* _GOAL_
Find the word "seaborn" in the data. Return every line where it appears.

* _DATA LINES_
************

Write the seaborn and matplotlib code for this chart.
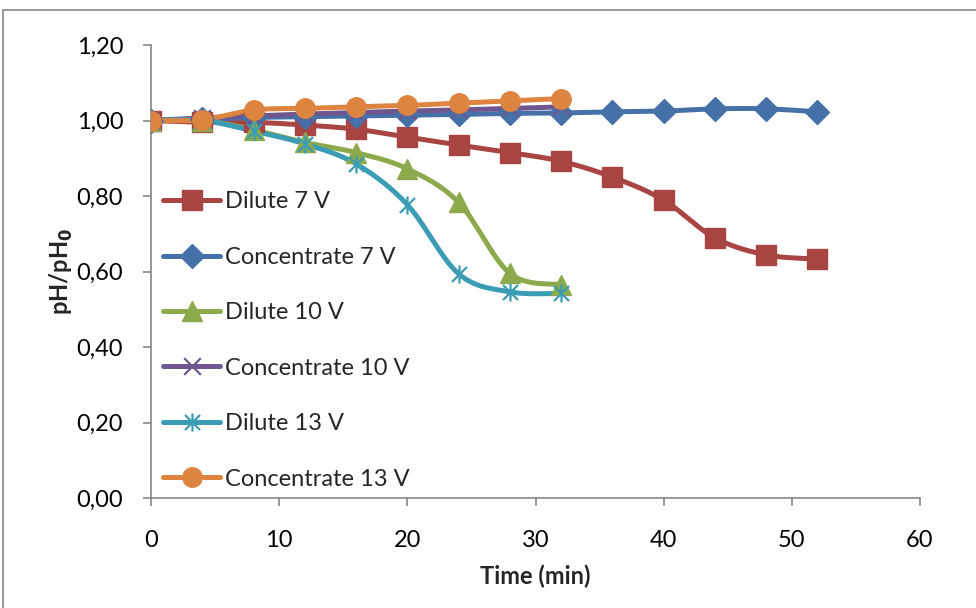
import numpy as np
import matplotlib
matplotlib.use("Agg")
import matplotlib.pyplot as plt
import seaborn as sns
from matplotlib.path import Path
from matplotlib.lines import Line2D
from matplotlib.patches import Rectangle
from matplotlib.ticker import FuncFormatter

# ---- data ----
time_long = [0, 4, 8, 12, 16, 20, 24, 28, 32, 36, 40, 44, 48, 52]
time_short = [0, 4, 8, 12, 16, 20, 24, 28, 32]

dilute_7 = [1.00, 0.995, 0.995, 0.988, 0.977, 0.956, 0.935, 0.915, 0.892, 0.850, 0.789, 0.689, 0.644, 0.633]
conc_7 = [1.00, 1.003, 1.008, 1.010, 1.012, 1.014, 1.016, 1.019, 1.020, 1.023, 1.025, 1.031, 1.031, 1.023]
dilute_10 = [1.00, 1.00, 0.975, 0.942, 0.915, 0.872, 0.783, 0.595, 0.565]
conc_10 = [1.00, 1.007, 1.012, 1.017, 1.021, 1.025, 1.028, 1.032, 1.036]
dilute_13 = [1.00, 1.00, 0.972, 0.938, 0.885, 0.777, 0.594, 0.546, 0.542]
conc_13 = [1.00, 1.002, 1.028, 1.032, 1.036, 1.040, 1.046, 1.052, 1.058]

labels = ["Dilute 7 V", "Concentrate 7 V", "Dilute 10 V",
          "Concentrate 10 V", "Dilute 13 V", "Concentrate 13 V"]
x_ticks = [0, 10, 20, 30, 40, 50, 60]
y_ticks = [0.0, 0.2, 0.4, 0.6, 0.8, 1.0, 1.2]

# ---- style ----
sns.set_style("white")
plt.rcParams['font.family'] = ['Lato', 'DejaVu Sans']
FS = 17

colors = ["#A84441", "#4571A8", "#8CAA4B", "#70568E", "#3B9CB5", "#DD8440"]

star = Path([(-1, -1), (1, 1), (-1, 1), (1, -1), (0, -1.2), (0, 1.2)],
            [Path.MOVETO, Path.LINETO, Path.MOVETO, Path.LINETO, Path.MOVETO, Path.LINETO])
xmark = Path([(-1, -1), (1, 1), (-1, 1), (1, -1)],
             [Path.MOVETO, Path.LINETO, Path.MOVETO, Path.LINETO])
markers = ["s", "D", "^", xmark, star, "o"]
msizes = [14, 12, 14, 12, 13, 14]
filled = [True, True, True, False, False, True]


def smooth(x, y, n=30):
    x = np.asarray(x, float)
    y = np.asarray(y, float)
    P = np.column_stack([x, y])
    out = [P[0]]
    for i in range(len(P) - 1):
        p0 = P[i - 1] if i > 0 else P[i]
        p1 = P[i]
        p2 = P[i + 1]
        p3 = P[i + 2] if i + 2 < len(P) else P[i + 1]
        c1 = p1 + (p2 - p0) / 6.0
        c2 = p2 - (p3 - p1) / 6.0
        t = np.linspace(0, 1, n)[1:, None]
        seg = ((1 - t) ** 3) * p1 + 3 * ((1 - t) ** 2) * t * c1 + 3 * (1 - t) * t ** 2 * c2 + t ** 3 * p2
        out.extend(seg)
    out = np.array(out)
    return out[:, 0], out[:, 1]


fig = plt.figure(figsize=(9.76, 6.08), dpi=100)
ax = fig.add_axes([151 / 976, 110 / 608, 769 / 976, 453 / 608])

series = [(time_long, dilute_7), (time_long, conc_7), (time_short, dilute_10),
          (time_short, conc_10), (time_short, dilute_13), (time_short, conc_13)]

handles = []
for i, (xs, ys) in enumerate(series):
    sx, sy = smooth(xs, ys)
    sns.lineplot(x=sx, y=sy, sort=False, estimator=None, color=colors[i],
                 linewidth=3.6, ax=ax, zorder=2 + i * 0.1, solid_capstyle='round')
    kw = dict(marker=markers[i], markersize=msizes[i], color=colors[i],
              markeredgecolor=colors[i])
    if not filled[i]:
        kw.update(markeredgewidth=1.6, markerfacecolor='none')
    ax.plot(xs, ys, linestyle='none', zorder=3 + i * 0.1, **kw)
    handles.append(Line2D([], [], linewidth=3.6, **kw))

ax.set_xlim(0, 60)
ax.set_ylim(0, 1.2)
ax.set_xticks(x_ticks)
ax.set_yticks(y_ticks)
ax.yaxis.set_major_formatter(FuncFormatter(lambda v, p: f"{v:.2f}".replace('.', ',')))

for s in ["top", "right"]:
    ax.spines[s].set_visible(False)
for s in ["left", "bottom"]:
    ax.spines[s].set_color("#868686")
    ax.spines[s].set_linewidth(1.2)
ax.tick_params(axis='both', which='major', direction='out', length=6, width=1.2,
               color="#868686", labelsize=FS, labelcolor='black',
               bottom=True, left=True)
ax.tick_params(axis='y', pad=14)
ax.tick_params(axis='x', pad=17)

ax.set_xlabel("Time (min)", fontsize=FS, fontweight='bold', labelpad=10)
ax.set_ylabel("pH/pH$_\\mathbf{0}$", fontsize=FS, fontweight='bold', labelpad=1)

leg = ax.legend(handles, labels, loc='upper left', bbox_to_anchor=(0.016, 0.677),
                frameon=False, fontsize=FS, handlelength=2.4, handletextpad=0.22,
                labelspacing=1.46, borderpad=0, borderaxespad=0)

# outer chart border
fig.patches.append(Rectangle((3 / 976, -0.02), 1.0, (598 / 608) + 0.02, transform=fig.transFigure,
                             fill=False, edgecolor="#868686", linewidth=1.2))

fig.savefig("out.png", dpi=100)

************

* _RESULT_
Write the seaborn and matplotlib code for this chart.
import seaborn as sns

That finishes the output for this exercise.